Cities are marvelous places. In a relatively small geographical space, they offer a wide variety of goods, services and diversions that are absent in small towns and rural areas.

Cities are marvelous places. In a relatively small geographical space, they offer a wide variety of goods, services and diversions that are absent in small towns and rural areas.

However, cities giveth and cities taketh away. In exchange for what they provide, cities make what would be otherwise very simple things much more complicated.

Just driving to work in rush hour can produce intense frustration. Walking alone to your car at night can be a frightening experience. Dealing with traffic noise can be challenging. Putting so many people in one place often creates isolation rather than connection. Many of us cannot name our neighbours and know little or nothing about their lives.

There is very little most of us as individuals can do about the major challenges of city living.

We can’t do much about traffic jams. Staying off the streets at night does not make crime go away. Those are issues that are better addressed by the politicians we elect to represent our interests. However, all is not lost. There are some very simple things we can do on our own to make life in our city just a little more pleasant.

One of the hallmarks of a city of any size is the number of people walking around at any given time. Sidewalks and pedways are usually quite crowded especially when we are on our way to work or going out for lunch. In essence, this creates a series of human traffic jams as we try to negotiate our way around the crows we encounter.
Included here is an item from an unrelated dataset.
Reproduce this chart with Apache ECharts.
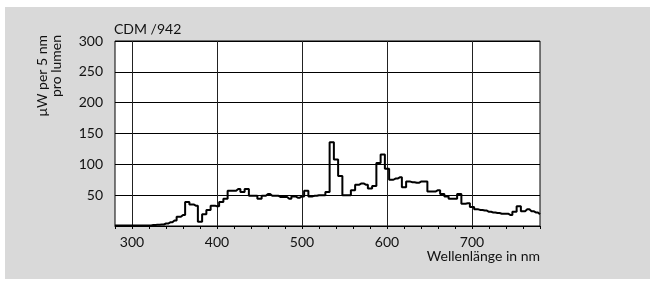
<!DOCTYPE html>
<html>
<head>
<meta charset="utf-8">
<script src="https://cdn.jsdelivr.net/npm/echarts@6/dist/echarts.min.js"></script>
<style>
  html, body { margin: 0; padding: 0; background: #fff; }
  #chart { position: absolute; left: 5px; top: 7px; width: 645px; height: 272px; background: #d9d9d9; }
</style>
</head>
<body>
<div id="chart"></div>
<script>
// spectrum in 5 nm steps
const wavelengths = [
  280, 285, 290, 295, 300, 305, 310, 315, 320, 325, 330, 335, 340, 345, 350, 355, 360, 365, 370, 375,
  380, 385, 390, 395, 400, 405, 410, 415, 420, 425, 430, 435, 440, 445, 450, 455, 460, 465, 470, 475,
  480, 485, 490, 495, 500, 505, 510, 515, 520, 525, 530, 535, 540, 545, 550, 555, 560, 565, 570, 575,
  580, 585, 590, 595, 600, 605, 610, 615, 620, 625, 630, 635, 640, 645, 650, 655, 660, 665, 670, 675,
  680, 685, 690, 695, 700, 705, 710, 715, 720, 725, 730, 735, 740, 745, 750, 755, 760, 765, 770, 775,
  780
]
const power = [
  1, 1, 1, 1, 1, 1, 1, 1, 1, 1.5, 2, 2.5, 4, 6, 9, 15, 18, 39, 35, 33,
  7, 19, 26, 33, 32, 39, 44, 57, 57, 60, 55, 60, 49, 49, 44, 49, 52, 49, 49, 47,
  47, 44, 48, 46, 48, 57, 48, 49, 50, 50, 55, 136, 108, 81, 50, 50, 58, 67, 69, 67,
  61, 65, 102, 116, 93, 75, 77, 79, 63, 72, 71, 70, 72, 72, 56, 56, 58, 52, 48, 44,
  44, 52, 36, 37, 31, 27, 26, 25, 23, 22, 21, 20, 20, 18, 23, 32, 24, 27, 24, 22,
  19
]
const xLabels = [300, 400, 500, 600, 700]
const yLabels = [50, 100, 150, 200, 250, 300]

const font = 'Lato, "Open Sans", sans-serif'
const chart = echarts.init(document.getElementById('chart'))

chart.setOption({
  animation: false,
  title: {
    text: 'CDM /942',
    left: 109,
    top: 15,
    padding: 0,
    textStyle: { fontFamily: font, fontSize: 14, fontWeight: 'normal', color: '#111' }
  },
  graphic: [{
    // y axis title, rotated
    type: 'text',
    x: 30,
    y: 28,
    rotation: Math.PI / 2,
    style: {
      text: 'μW per 5 nm\npro lumen',
      align: 'right',
      verticalAlign: 'top',
      font: '14px ' + font,
      lineHeight: 14,
      fill: '#111'
    }
  }, {
    // x axis title
    type: 'text',
    x: 535,
    y: 242,
    style: {
      text: 'Wellenlänge in nm',
      align: 'right',
      verticalAlign: 'top',
      font: '14px ' + font,
      fill: '#111'
    }
  }],
  grid: {
    left: 110,
    top: 34,
    right: 110,
    bottom: 53,
    show: true,
    backgroundColor: '#fff',
    borderColor: '#000',
    borderWidth: 1
  },
  xAxis: {
    type: 'value',
    min: 280,
    max: 780,
    interval: 20,
    axisLine: { show: true, lineStyle: { color: '#000', width: 1 } },
    axisTick: { show: true, inside: false, length: 3, lineStyle: { color: '#000' } },
    axisLabel: {
      margin: 9,
      fontFamily: font, fontSize: 14, color: '#111',
      formatter: v => xLabels.includes(v) ? String(v) : ''
    },
    splitLine: {
      show: true,
      // only every 100 nm gets a grid line
      lineStyle: { color: ['rgba(0,0,0,0)', '#222', 'rgba(0,0,0,0)', 'rgba(0,0,0,0)', 'rgba(0,0,0,0)'], width: 1 }
    }
  },
  yAxis: {
    type: 'value',
    min: 0,
    max: 300,
    interval: 50,
    axisLine: { show: false },
    axisTick: { show: false },
    axisLabel: {
      margin: 12,
      fontFamily: font, fontSize: 14, color: '#111',
      formatter: v => yLabels.includes(v) ? String(v) : ''
    },
    splitLine: { show: true, lineStyle: { color: '#000', width: 1 } }
  },
  series: [{
    type: 'line',
    step: 'middle',
    data: wavelengths.map((w, i) => [w, power[i]]),
    symbol: 'none',
    lineStyle: { color: '#000', width: 2 },
    z: 5
  }]
})
</script>
</body>
</html>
Stop-start walking, bumping into people and being bumped into by people often create unnecessary antagonism toward our fellow citizens.

What can we do to reduce this frustration? The answer is simple — always walk on the right. If you think that won’t really improve our quality of life, just consider it for a while.

How many times have you had to step off the curb to get around a phalanx of oncoming pedestrians who have decided to occupy the entire width of the sidewalk or pedway?

How many times have you had to do a little dance to get around someone who has decided to walk on what really should be your side of the sidewalk? How does that make you feel when it happens several times a day?

Walking only on the right, would make our city a better place to live.